USNS Seay is a large cargo ship, almost the size of an aircraft carrier. It is part of Maritime Prepositioning Ship Squadron 2 and provides afloat prepositioned U.S. military cargo to U.S. Armed Forces operating throughout the Indo-Pacific Region.

“The ship’s preparedness and service it provides follow in the spirit of heroism demonstrated by Sergeant William W. Seay,” said Capt. Fred Walley, master of the ship.

He says members of the crew consider it a “privilege” to serve aboard the vessel named for the brave Army Soldier. The captain adds that the crew continues Seay’s legacy of service as each contract Mariner aboard is committed to the ship’s important mission.

“This ship [and our crew] stand in dedicated service to the United States Armed Forces, just as Sergeant Seay did,” Walley said.

“The crew honors our namesake by our professionalism, our care for the ship and one another, and responding to the call.

Currently, 34 MSC ships are named for Medal of Honor recipients like Seay. Walley says naming ships after these American heroes is a “noble practice of the military to keep the recognition of these heroes alive for several generations.”

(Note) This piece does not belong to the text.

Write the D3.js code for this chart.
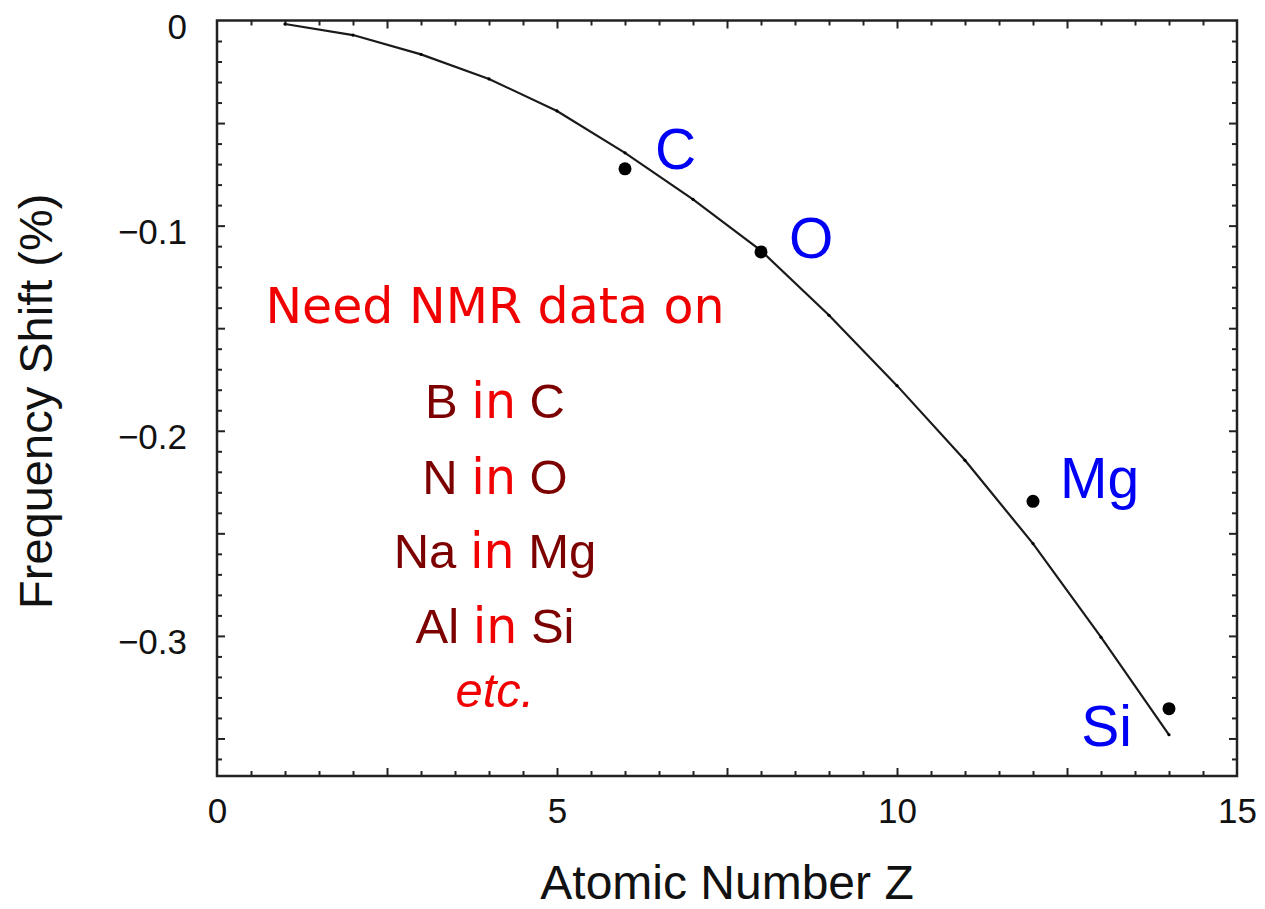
<!DOCTYPE html>
<html>
<head>
<meta charset="utf-8">
<script src="https://cdn.jsdelivr.net/npm/d3@7"></script>
<style>
  html, body { margin: 0; padding: 0; background: #fff; }
  svg { display: block; }
</style>
</head>
<body>
<svg id="chart" width="1265" height="909"></svg>
<script>
// Model curve: frequency shift vs atomic number
const zCurve = [1, 2, 3, 4, 5, 6, 7, 8, 9, 10, 11, 12, 13, 14];
const shiftCurve = [-0.0017, -0.0071, -0.0165, -0.0285, -0.0441, -0.0645, -0.0872,
                    -0.1122, -0.1437, -0.1780, -0.2144, -0.2550, -0.3006, -0.3482];

// Measured points
const elements = ["C", "O", "Mg", "Si"];
const zMeasured = [6, 8, 12, 14];
const shiftMeasured = [-0.0723, -0.1128, -0.2344, -0.3355];

// Axis ticks
const xTickValues = [0, 5, 10, 15];
const xTickLabels = ["0", "5", "10", "15"];
const yTickValues = [0, -0.1, -0.2, -0.3];
const yTickLabels = ["0", "\u22120.1", "\u22120.2", "\u22120.3"];

// Annotation text
const noteHeading = "Need NMR data on";
const dopants = ["B", "N", "Na", "Al"];
const hosts = ["C", "O", "Mg", "Si"];
const noteTail = "etc.";

(function draw() {
const svg = d3.select("#chart");
const pLeft = 217, pRight = 1237, pTop = 20.5, pBottom = 776;

const x = d3.scaleLinear().domain([0, 15]).range([pLeft, pRight]);
const y = d3.scaleLinear().domain([0, -0.3683]).range([pTop, pBottom]);

const sans = "'Liberation Sans', Arial, Helvetica, sans-serif";
const hand = "'Comic Sans MS', 'DejaVu Sans', sans-serif";

// minor / major tick sets
const xMinor = d3.range(1, 30).map(i => i / 2);
const yMinor = d3.range(1, 37).map(i => -i / 100);

function tickGroup(axisGen, tx, ty) {
  const g = svg.append("g").attr("transform", `translate(${tx},${ty})`).call(axisGen);
  g.select(".domain").remove();
  g.selectAll(".tick line").attr("stroke", "#222").attr("stroke-width", 2);
  return g;
}
const isMajorX = v => Math.abs(v / 2.5 - Math.round(v / 2.5)) < 1e-6;
const isMajorY = v => Math.abs(v / 0.05 - Math.round(v / 0.05)) < 1e-6;

// x ticks, inward on bottom and top
[["bottom", pBottom], ["top", pTop]].forEach(([side, py]) => {
  [[xMinor.filter(v => !isMajorX(v)), 5], [xMinor.filter(isMajorX), 8]].forEach(([vals, len]) => {
    const gen = (side === "bottom" ? d3.axisBottom(x) : d3.axisTop(x))
      .tickValues(vals).tickSize(-len).tickFormat("");
    tickGroup(gen, 0, py);
  });
});
// y ticks, inward on left and right
[["left", pLeft], ["right", pRight]].forEach(([side, px]) => {
  [[yMinor.filter(v => !isMajorY(v)), 5], [yMinor.filter(isMajorY), 8]].forEach(([vals, len]) => {
    const gen = (side === "left" ? d3.axisLeft(y) : d3.axisRight(y))
      .tickValues(vals).tickSize(-len).tickFormat("");
    tickGroup(gen, px, 0);
  });
});

// frame
svg.append("rect")
  .attr("x", pLeft).attr("y", pTop)
  .attr("width", pRight - pLeft).attr("height", pBottom - pTop)
  .attr("fill", "none").attr("stroke", "#222").attr("stroke-width", 2.5);

// tick labels
const xLab = d3.axisBottom(x).tickValues(xTickValues).tickSize(0)
  .tickFormat((d, i) => xTickLabels[i]).tickPadding(0);
const gx = svg.append("g").attr("transform", `translate(0,${pBottom})`).call(xLab);
gx.select(".domain").remove();
gx.selectAll("text").attr("font-family", sans).attr("font-size", 35)
  .attr("fill", "#111").attr("dy", null).attr("y", 47);

const yLab = d3.axisLeft(y).tickValues(yTickValues).tickSize(0)
  .tickFormat((d, i) => yTickLabels[i]).tickPadding(0);
const gy = svg.append("g").attr("transform", `translate(${pLeft - 30},0)`).call(yLab);
gy.select(".domain").remove();
gy.selectAll("text").attr("font-family", sans).attr("font-size", 35)
  .attr("fill", "#111").attr("dy", null).attr("x", 0).attr("y", 18);

// axis titles
svg.append("text")
  .attr("x", (pLeft + pRight) / 2).attr("y", 899)
  .attr("text-anchor", "middle")
  .attr("font-family", sans).attr("font-size", 48).attr("fill", "#111")
  .text("Atomic Number Z");
svg.append("text")
  .attr("transform", `translate(52,${(pTop + pBottom) / 2 + 3}) rotate(-90)`)
  .attr("text-anchor", "middle")
  .attr("font-family", sans).attr("font-size", 47).attr("fill", "#111")
  .text("Frequency Shift (%)");

// model curve
const curveData = zCurve.map((z, i) => [z, shiftCurve[i]]);
svg.append("path")
  .datum(curveData)
  .attr("fill", "none").attr("stroke", "#1a1a1a").attr("stroke-width", 2.2)
  .attr("d", d3.line().x(d => x(d[0])).y(d => y(d[1])));
svg.append("g").selectAll("circle").data(curveData).join("circle")
  .attr("cx", d => x(d[0])).attr("cy", d => y(d[1])).attr("r", 1.6).attr("fill", "#000");

// measured points
const points = elements.map((el, i) => ({ el, z: zMeasured[i], v: shiftMeasured[i] }));
svg.append("g").selectAll("circle").data(points).join("circle")
  .attr("cx", d => x(d.z)).attr("cy", d => y(d.v)).attr("r", 6.5).attr("fill", "#000");

// element labels beside points
const labelOffset = { C: [30, 0, "start"], O: [28, 6, "start"], Mg: [27, -3, "start"], Si: [-37, 37, "end"] };
svg.append("g").selectAll("text").data(points).join("text")
  .attr("x", d => x(d.z) + labelOffset[d.el][0])
  .attr("y", d => y(d.v) + labelOffset[d.el][1])
  .attr("text-anchor", d => labelOffset[d.el][2])
  .attr("font-family", sans).attr("font-size", 57).attr("fill", "#0000f5")
  .text(d => d.el);

// annotation
const cx = 495;
svg.append("text")
  .attr("x", cx).attr("y", 323).attr("text-anchor", "middle")
  .attr("font-family", hand).attr("font-size", 49).attr("fill", "#f00000")
  .text(noteHeading);

const lineY = [418, 494, 568, 643];
dopants.forEach((d, i) => {
  const t = svg.append("text")
    .attr("x", cx).attr("y", lineY[i]).attr("text-anchor", "middle")
    .attr("font-size", 49);
  t.append("tspan").attr("font-family", sans).attr("fill", "#7d0000").text(d + " ");
  t.append("tspan").attr("font-family", hand).attr("fill", "#f00000").text("in");
  t.append("tspan").attr("font-family", sans).attr("fill", "#7d0000").text(" " + hosts[i]);
});
svg.append("text")
  .attr("x", cx).attr("y", 707).attr("text-anchor", "middle")
  .attr("font-family", sans).attr("font-style", "italic")
  .attr("font-size", 49).attr("fill", "#f00000")
  .text(noteTail);
})();
</script>
</body>
</html>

Medal of Honor Citation for Sgt. William W. Seay:

For conspicuous gallantry and intrepidity in action at the risk of his life above and beyond the call of duty. Sgt. Seay distinguished himself while serving as a driver with the 62d Transportation Company, on a resupply mission. The convoy with which he was traveling, carrying critically needed ammunition and supplies from Long Binh to Tay Ninh, was ambushed by a reinforced battalion of the North Vietnamese Army. As the main elements of the convoy entered the ambush killing zone, they were struck by intense rocket, machine-gun, and automatic-weapons fire from the well-concealed and entrenched enemy force. When his convoy was forced to stop, Sgt. Seay immediately dismounted and took a defensive position behind the wheels of a vehicle loaded with high-explosive ammunition. As the violent North Vietnamese assault approached to within 10 meters of the road, Sgt. Seay opened fire, killing two of the enemy. He then spotted a sniper in a tree approximately 75 meters to his front and killed him. When an enemy grenade was thrown under an ammunition trailer near his position, without regard for his own safety he left his protective cover, exposing himself to intense enemy fire, picked up the grenade, and threw it back to the North Vietnamese position, killing four more of the enemy and saving the lives of the men around him. Another enemy grenade landed approximately three meters from Sgt. Seay's position. Again Sgt. Seay left his covered position and threw the armed grenade back upon the assaulting enemy. After returning to his position he was painfully wounded in the right wrist, however, Sgt. Seay continued to give encouragement and direction to his fellow soldiers. After moving to the relative cover of a shallow ditch, he detected three enemy soldiers who had penetrated the position and were preparing to fire on his comrades. Although weak from loss of blood and with his right hand immobilized, Sgt. Seay stood up and fired his rifle with his left hand, killing all three and saving the lives of the other men in his location. As a result of his heroic action, Sgt. Seay was mortally wounded by a sniper's bullet. Sgt. Seay, by his gallantry in action at the cost of his life, has reflected great credit upon himself, his unit, and the U.S. Army.